Jamie also dwells marvellously and meditatively on the sheer enormous natural beauty of the area she explores, something that often comes out strongly when she is away from company.
It was strange to be alone. I walked the quarter-mile uphill to where a wall topped with a tangle of briars marked the border of the village. On this side of the wall were grasses and wild flowers, butterflies and dragonflies. There was a copse of trees where the stream entered the village lands in a sparkling sheen. One could worship this laughing water. It is the font of life.
And she writes with terrific, warm, gentle wit too. At one point she writes about the Aga Khan, the spiritual leader of the Ismaili people.
His photograph is ubiquitous. He is everywhere framed in shops and homes, he is made into key-rings, he dangles from the mirrors of Ismaili minibuses and jeeps. And everywhere he has the same benign, rather overwhelmed expression, like an unassuming bank clerk presented with a retirement gift.
It’s just as well that the author writes so compellingly and beautifully, because it counteracted some serious annoyances I had with the book. I’ve mentioned above my concerns about the added introduction and postscript, but also I struggled to follow the author sometimes, and still don’t understand why she did the journey, what her driving purpose was, and what her prior experience, interest and preparation was – nor, at the outset, her route or end goal.

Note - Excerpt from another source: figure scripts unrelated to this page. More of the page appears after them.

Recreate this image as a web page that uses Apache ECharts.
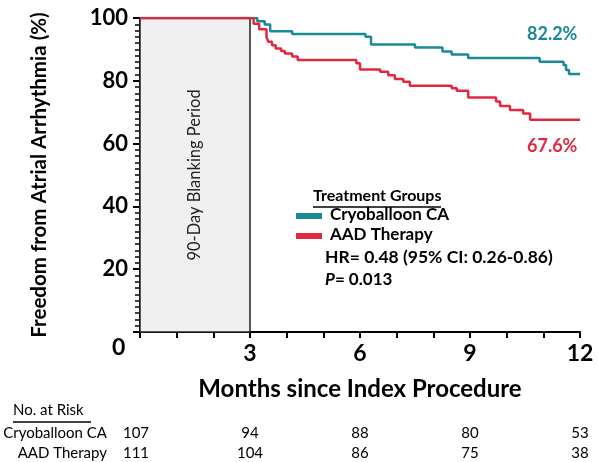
<!DOCTYPE html>
<html>
<head>
<meta charset="utf-8">
<script src="https://cdn.jsdelivr.net/npm/echarts@6/dist/echarts.min.js"></script>
<style>
html,body{margin:0;padding:0;background:#fff;}
#chart{width:597px;height:462px;}
</style>
</head>
<body>
<div id="chart"></div>
<script>
// ---- data ----
var cryoTime = [0, 3.2, 3.4, 3.55, 4.15, 6.15, 6.3, 7.5, 8.25, 8.5, 8.95, 10.9, 11.55, 11.62, 11.7, 12];
var cryoSurv = [100, 99.0, 97.9, 95.8, 94.9, 94.0, 91.6, 90.6, 89.3, 88.4, 87.3, 86.1, 85.0, 83.4, 82.2, 82.2];
var aadTime = [0, 3.1, 3.25, 3.45, 3.5, 3.6, 3.7, 3.85, 3.95, 4.15, 4.3, 5.9, 6.0, 6.55, 6.77, 6.95, 7.18, 7.36, 8.5, 8.64, 8.95, 9.71, 9.82, 10.09, 10.45, 10.64, 12];
var aadSurv = [100, 98.2, 96.4, 93.9, 92.4, 91.3, 90.3, 89.5, 88.7, 87.7, 86.6, 85.6, 83.6, 82.9, 81.8, 80.6, 79.7, 78.4, 77.6, 76.8, 74.7, 73.4, 72.0, 70.7, 69.6, 67.6, 67.6];
var seriesNames = ['Cryoballoon CA', 'AAD Therapy'];
var finalLabels = ['82.2%', '67.6%'];
var riskMonths = [0, 3, 6, 9, 12];
var cryoRisk = [107, 94, 88, 80, 53];
var aadRisk = [111, 104, 86, 75, 38];
var blanking = [0, 3];

var TEAL = '#1a8a96';
var RED = '#e2283f';
var FONT = 'Lato';

function pairs(t, s) { return t.map(function (v, i) { return [v, s[i]]; }); }

var chart = echarts.init(document.getElementById('chart'));
var option = {
  animation: false,
  backgroundColor: '#fff',
  grid: { left: 140, right: 17, top: 18, bottom: 130 },
  xAxis: {
    type: 'value', min: 0, max: 12, interval: 3,
    axisLine: { lineStyle: { color: '#000', width: 2 } },
    axisTick: { show: true, length: 6, lineStyle: { color: '#000', width: 2 } },
    minorTick: { show: true, splitNumber: 3, length: 6, lineStyle: { color: '#000', width: 2 } },
    splitLine: { show: false },
    axisLabel: {
      margin: 10, color: '#000', fontFamily: FONT, fontWeight: 'bold', fontSize: 23,
      formatter: function (v) { return v === 0 ? '' : String(v); }
    },
    name: 'Months since Index Procedure', nameLocation: 'middle', nameGap: 45,
    nameTextStyle: { color: '#000', fontFamily: FONT, fontWeight: 'bold', fontSize: 24 }
  },
  yAxis: {
    type: 'value', min: 0, max: 100, interval: 20,
    axisLine: { show: true, lineStyle: { color: '#000', width: 2 } },
    axisTick: { show: true, length: 7, lineStyle: { color: '#000', width: 2 } },
    minorTick: { show: true, splitNumber: 10, length: 5, lineStyle: { color: '#000', width: 1.5 } },
    splitLine: { show: false },
    axisLabel: {
      margin: 12, color: '#000', fontFamily: FONT, fontWeight: 'bold', fontSize: 22,
      formatter: function (v) { return v === 0 ? '' : String(v); }
    },
    name: 'Freedom from Atrial Arrhythmia (%)', nameLocation: 'middle', nameGap: 90,
    nameTextStyle: { color: '#000', fontFamily: FONT, fontWeight: 'bold', fontSize: 20.5 }
  },
  series: [
    {
      name: seriesNames[0], type: 'line', step: 'end', showSymbol: false,
      data: pairs(cryoTime, cryoSurv),
      lineStyle: { color: TEAL, width: 2.5 }, itemStyle: { color: TEAL }, z: 3,
      markArea: {
        silent: true,
        itemStyle: { color: '#f0f0f0', borderColor: '#222', borderWidth: 1.5 },
        label: {
          show: true, position: 'inside', rotate: 90, color: '#222',
          fontFamily: FONT, fontSize: 16.5, formatter: '90-Day Blanking Period'
        },
        data: [[{ coord: [blanking[0], 100] }, { coord: [blanking[1], 0] }]]
      }
    },
    {
      name: seriesNames[1], type: 'line', step: 'end', showSymbol: false,
      data: pairs(aadTime, aadSurv),
      lineStyle: { color: RED, width: 2.5 }, itemStyle: { color: RED }, z: 4
    }
  ]
};
chart.setOption(option);

// ---- annotations ----
var g = [];
function px(x, y) { return chart.convertToPixel({ gridIndex: 0 }, [x, y]); }
var o = px(0, 0);
g.push({ type: 'text', left: o[0] - 28, top: o[1] + 4,
  style: { text: '0', font: 'bold 23px ' + FONT, fill: '#000' } });

// final percentage labels
g.push({ type: 'text', left: 527, top: 25,
  style: { text: finalLabels[0], font: 'bold 18px ' + FONT, fill: TEAL } });
g.push({ type: 'text', left: 527, top: 137,
  style: { text: finalLabels[1], font: 'bold 18px ' + FONT, fill: RED } });

// legend block
g.push({ type: 'text', left: 313, top: 188,
  style: { text: 'Treatment Groups', font: 'bold 16px ' + FONT, fill: '#000' } });
g.push({ type: 'line', shape: { x1: 313, y1: 207, x2: 441, y2: 207 }, style: { stroke: '#000', lineWidth: 1.5 } });
g.push({ type: 'rect', shape: { x: 296, y: 213, width: 26, height: 6 }, style: { fill: TEAL } });
g.push({ type: 'text', left: 330, top: 206,
  style: { text: seriesNames[0], font: 'bold 17px ' + FONT, fill: '#000' } });
g.push({ type: 'rect', shape: { x: 296, y: 233, width: 26, height: 6 }, style: { fill: RED } });
g.push({ type: 'text', left: 330, top: 226,
  style: { text: seriesNames[1], font: 'bold 17px ' + FONT, fill: '#000' } });
g.push({ type: 'text', left: 325, top: 248,
  style: { text: 'HR= 0.48 (95% CI: 0.26-0.86)', font: 'bold 17.5px ' + FONT, fill: '#000' } });
g.push({ type: 'text', left: 325, top: 271,
  style: {
    text: '{i|P}{n|= 0.013}',
    rich: { i: { font: 'italic bold 17px ' + FONT, fill: '#000' }, n: { font: 'bold 17px ' + FONT, fill: '#000' } }
  } });

// number at risk table
g.push({ type: 'text', left: 13, top: 403,
  style: { text: 'No. at Risk', font: '15px ' + FONT, fill: '#000' } });
g.push({ type: 'line', shape: { x1: 13, y1: 422, x2: 91, y2: 422 }, style: { stroke: '#000', lineWidth: 1.5 } });
var rowY = [433, 453];
var rowLbl = seriesNames;
var rowVals = [cryoRisk, aadRisk];
rowY.forEach(function (y, r) {
  g.push({ type: 'text', x: 107, y: y,
    style: { text: rowLbl[r], font: '15px ' + FONT, fill: '#000', textAlign: 'right', textVerticalAlign: 'middle' } });
  riskMonths.forEach(function (m, i) {
    var p = px(m, 0);
    g.push({ type: 'text', x: p[0] - (m === 0 ? 4 : 0), y: y,
      style: { text: String(rowVals[r][i]), font: '15px ' + FONT, fill: '#000', textAlign: 'center', textVerticalAlign: 'middle' } });
  });
});
chart.setOption({ graphic: g });
</script>
</body>
</html>
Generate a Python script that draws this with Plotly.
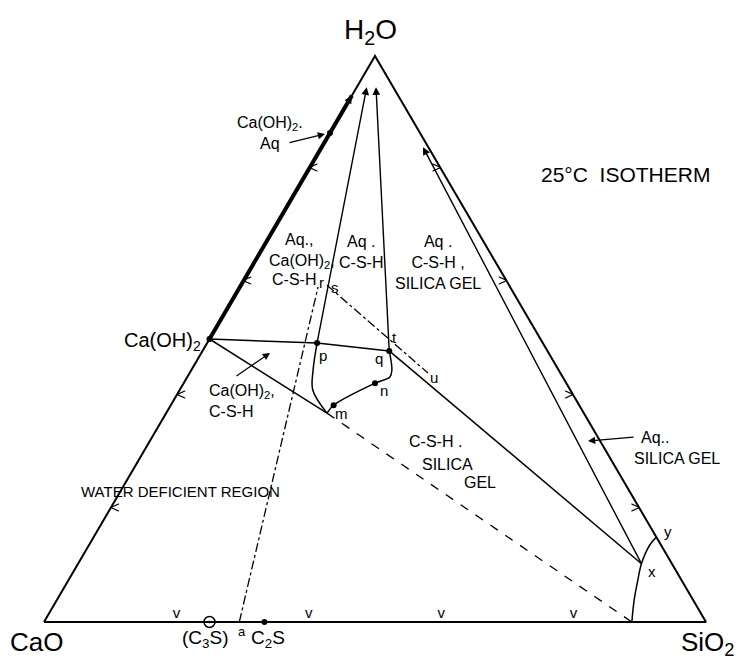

Only the brilliance of each short section, each almost a stand alone vignette, kept me going and I soon realised I just had to set my questions aside and enjoy the brilliant immediacy of the story. I was not surprised to discover that Kathleen Jamie is more of a poet and essayist – I suspect her style soars in such tighter formats. Perhaps I should explore her other work.
In sum, this was a book whose disjointed nature meant that I wanted to not like it, but the author’s superb prose meant I failed spectacularly, and ended up loving it.